Forgive my ignorance, but that is the whole point of working with a relational database. If cannot use JOINS then this solves only a very limited use case.

2 comments

The biggest usecase for EventReduce is realtime applications. Most technologies for these like Firebase, AWS AppSync etc. work on non-relational data. If you want to use EventReduce with relational queries, you have to make them non-relational before, for example by using materialized views. If you do not want to do that, you should not use this algorithm in its current featureset.
My guess would be that if you're at a scale where you're thinking about these sorts of things, you are also at a scale where you're running on multiple machines. How does EventReduce share writes across the cluster?
EventReduce is an algorithm and not a database-wrapper. It will not care about your writes or if your database layer is a cluster and so also not affect them.
Sorry I wasn't clear in my original post.

I'm thinking about the application layer.

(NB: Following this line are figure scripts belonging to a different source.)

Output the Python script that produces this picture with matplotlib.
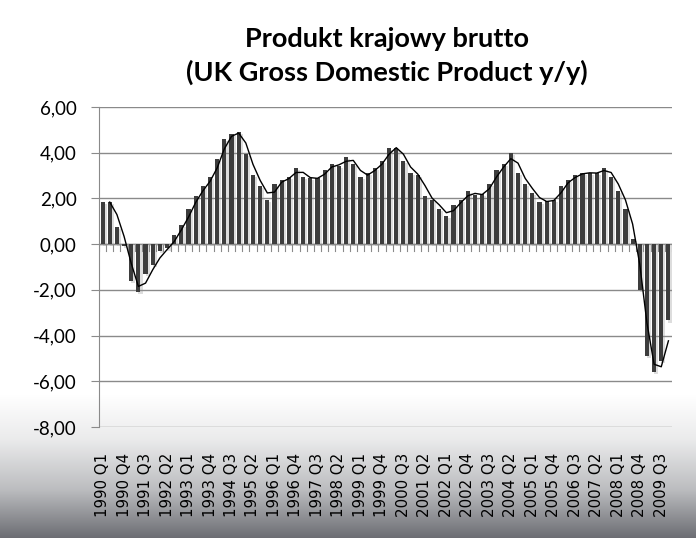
import numpy as np
import matplotlib.pyplot as plt
from matplotlib import patheffects as pe
from matplotlib.ticker import FuncFormatter

# kwartaly 1990 Q1 - 2009 Q4
years = list(range(1990, 2010))
quarters = ["%d Q%d" % (y, q) for y in years for q in range(1, 5)]

# PKB r/r [%]
gdp = [1.84, 1.84, 0.75, -0.07,
       -1.61, -2.09, -1.32, -0.92,
       -0.29, -0.19, 0.42, 0.83,
       1.54, 2.11, 2.55, 2.94,
       3.73, 4.61, 4.82, 4.90,
       3.95, 3.03, 2.55, 1.93,
       2.62, 2.80, 2.93, 3.34,
       2.94, 2.88, 2.88, 3.24,
       3.51, 3.43, 3.82, 3.51,
       2.94, 3.10, 3.34, 3.65,
       4.22, 4.22, 3.65, 3.10,
       3.03, 2.11, 1.92, 1.52,
       1.23, 1.70, 1.92, 2.31,
       2.13, 2.21, 2.64, 3.24,
       3.51, 3.97, 3.12, 2.64,
       2.24, 1.84, 1.89, 1.93,
       2.56, 2.81, 3.03, 3.12,
       3.12, 3.10, 3.34, 2.93,
       2.33, 1.54, 0.22, -1.99,
       -4.90, -5.61, -5.12, -3.34]

label_step = 3

gdp = np.array(gdp)
x = np.arange(len(gdp))
# srednia ruchoma 2 okresy (linia trendu)
ma = (gdp[1:] + gdp[:-1]) / 2

fig = plt.figure(figsize=(6.96, 5.38), dpi=100)

# tlo z gradientem na dole
bg = fig.add_axes([0, 0, 1, 1], zorder=-10)
rows = np.linspace(0, 538, 538)
stops_y = [0, 395, 440, 490, 538]
stops_v = [1.0, 1.0, 0.92, 0.74, 0.43]
v = np.interp(rows, stops_y, stops_v)
grad = np.stack([v * 0.98 + 0.02 * v**2, v, v * 0.96 + 0.04], axis=1)
grad = np.clip(grad, 0, 1)[:, None, :]
bg.imshow(grad, aspect='auto', extent=[0, 1, 0, 1])
bg.axis('off')

ax = fig.add_axes([99/696, 111/538, 573/696, 320/538])
ax.patch.set_alpha(0)

bars = ax.bar(x, gdp, width=0.58, color='#3d3d3d', zorder=3)
for b in bars:
    b.set_path_effects([pe.SimplePatchShadow(offset=(1.5, -1.5), shadow_rgbFace='#909090', alpha=0.3),
                        pe.Normal()])

ax.plot(x[1:], ma, color='black', lw=1.0, zorder=4)

ax.set_xlim(-0.5, len(gdp) - 0.5)
ax.set_ylim(-8, 6)
ax.set_yticks(np.arange(-8, 7, 2))
ax.yaxis.set_major_formatter(FuncFormatter(lambda v, p: ("%.2f" % v).replace('.', ',')))
ax.grid(axis='y', color='#8a8a8a', lw=1, zorder=1)

# os kategorii na zerze z kreskami
ax.axhline(0, color='#8a8a8a', lw=1, zorder=2)
for b in np.arange(-0.5, len(gdp), 1):
    ax.plot([b, b], [0, -0.3], color='#8a8a8a', lw=0.8, zorder=2)

ax.set_xticks(x[::label_step])
ax.set_xticklabels(quarters[::label_step], rotation=90, fontsize=10.8,
                   family='DejaVu Sans')
ax.tick_params(axis='x', length=0, pad=18.5)
ax.tick_params(axis='y', length=6, color='#8a8a8a', labelsize=13.5, pad=10)
for lab in ax.get_yticklabels():
    lab.set_family('Lato')

for s in ['top', 'right', 'bottom']:
    ax.spines[s].set_visible(False)
ax.spines['left'].set_color('#8a8a8a')

fig.text(0.556, 0.913, "Produkt krajowy brutto", ha='center', va='baseline',
         fontsize=19.5, family='Lato', weight='bold')
fig.text(0.556, 0.850, "(UK Gross Domestic Product y/y)", ha='center', va='baseline',
         fontsize=19.5, family='Lato', weight='bold')

fig.savefig("out.png", dpi=100)
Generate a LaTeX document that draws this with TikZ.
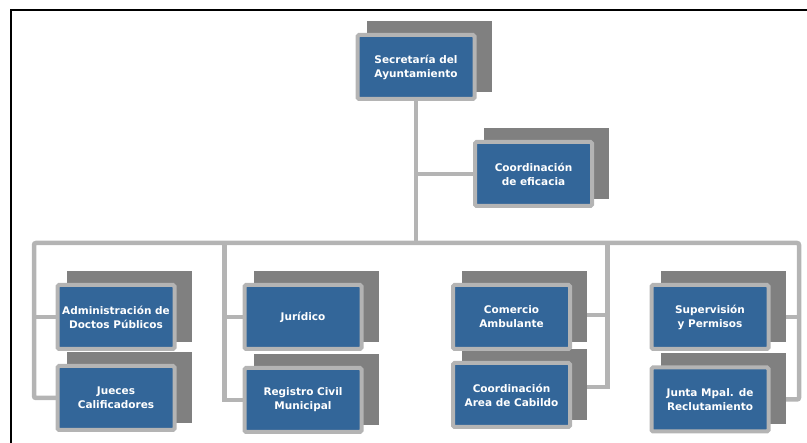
\documentclass[tikz,border=0pt]{standalone}
\usepackage{fontspec}
\newfontfamily\boxfont{DejaVu Sans}
\usetikzlibrary{calc}
\pgfdeclarelayer{lines}
\pgfdeclarelayer{shades}
\pgfsetlayers{lines,shades,main}
\definecolor{boxblue}{HTML}{336699}
\definecolor{rimgray}{HTML}{B4B4B4}
\definecolor{shadegray}{HTML}{808080}
\definecolor{linegray}{HTML}{B4B4B4}

\begin{document}
\begin{tikzpicture}[x=1pt,y=-1pt,
  unit/.style={draw=rimgray, line width=4pt, fill=boxblue, rounded corners=1.5pt,
    minimum width=117pt, minimum height=64pt, inner sep=0pt, outer sep=0pt,
    text=white, align=center,
    font=\boxfont\bfseries\fontsize{10.5}{14}\selectfont},
  conn/.style={draw=linegray, line width=4.5pt},
  frame/.style={draw=black, line width=1.8pt}]
\useasboundingbox (0,0) rectangle (807,443);

% outer frame (left and top edges only)
\draw[frame] (11,443) -- (11,10) -- (807,10);

% units
\node[unit] (sec) at (416,67)    {Secretaría del\\Ayuntamiento};
\node[unit] (efi) at (533.5,174) {Coordinación\\de eficacia};
\node[unit] (adm) at (116,317)   {Administración de\\Doctos Públicos};
\node[unit] (jue) at (116,398)   {Jueces\\Calificadores};
\node[unit] (jur) at (303,317)   {Jurídico};
\node[unit] (reg) at (303,400)   {Registro Civil\\Municipal};
\node[unit] (com) at (511.5,317) {Comercio\\Ambulante};
\node[unit] (cab) at (511.5,395) {Coordinación\\Area de Cabildo};
\node[unit] (sup) at (710,317)   {Supervisión\\y Permisos};
\node[unit] (jun) at (710,399.5) {Junta Mpal. de\\Reclutamiento};

% offset shadows behind every unit
\begin{pgfonlayer}{shades}
\foreach \n in {sec,efi,adm,jue,jur,reg,com,cab,sup,jun}
  \fill[shadegray] ($(\n.north west)+(9,-14)$) rectangle ($(\n.south east)+(17,-7)$);
\end{pgfonlayer}

% bus junctions
\coordinate (bl) at (34,243);
\coordinate (br) at (799,243);
\coordinate (c2) at (224.5,243);
\coordinate (c3) at (607.5,243);

% connectors
\begin{pgfonlayer}{lines}
\draw[conn] (sec.south) -- (sec.south |- bl);
\draw[conn] (efi.west) -- (efi.west -| sec.south);
\draw[conn, rounded corners=2pt] (jue.west) -| (bl) -- (br) |- (jun.east);
\draw[conn] (adm.west) -- (adm.west -| bl);
\draw[conn] (c2) |- (reg.west);
\draw[conn] (jur.west) -- (jur.west -| c2);
\draw[conn] (c3) |- ($(cab.east)+(0,-8)$);
\draw[conn] ($(com.east)+(0,-2)$) -- ($(com.east -| c3)+(0,-2)$);
\draw[conn] (sup.east) -- (sup.east -| br);
\end{pgfonlayer}
\end{tikzpicture}
\end{document}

If you have an application that writes data to a table, it's typical to run multiple instances of that application to support scale and reliability requirements.

If I send a write to one instance, how does it communicate and synchronise that write with the other application instances?

I ask because this can be a tricky thing to do, especially when consensus is required, as consensus algorithms such as Raft/Paxos require a number of network roundtrips which will introduce latency, and actually account for much of that latency in the database examples given in some cases.

EventReduce is a simple algorithm. It does not care or affect how you handle propagation of writes or how you handle your events, transactions or conflicts.

See it as a simple function that can do oldResults+event=newResults like shown in the big image on top of the readme.

This means then that if you run multiple application servers, which most do, that you’ll need to implement a data distribution mechanism of some sort.

I must admit, with limitations like this I’m struggling to figure out the use cases for this.

Edit: so I guess this is easier using the change subscriptions you mention in other comments. That does mean many subscribers, but hopefully that’s minimal load. This has the trade-off that it’s now eventually consistent, but I suppose that’s not a problem for many high read applications.

I’m still feeling like this could be solved in a simpler way with just simple data structures and a pub sub mechanism. Now I think of it, we do a similar thing with Redis for one service, and a custom Python server/pipeline in another, but we’ve never felt the need for this sort of thing.

Do you have more details about specific applications/use cases, and why this is better than alternatives?

thank you for the clarification
Noria [1] is a research database that solves the same problem while still supporting all relational database queries.

[1] https://github.com/mit-pdos/noria

I think it is dangerous to propose a database product as a solution to the limitation of a simple algorithm.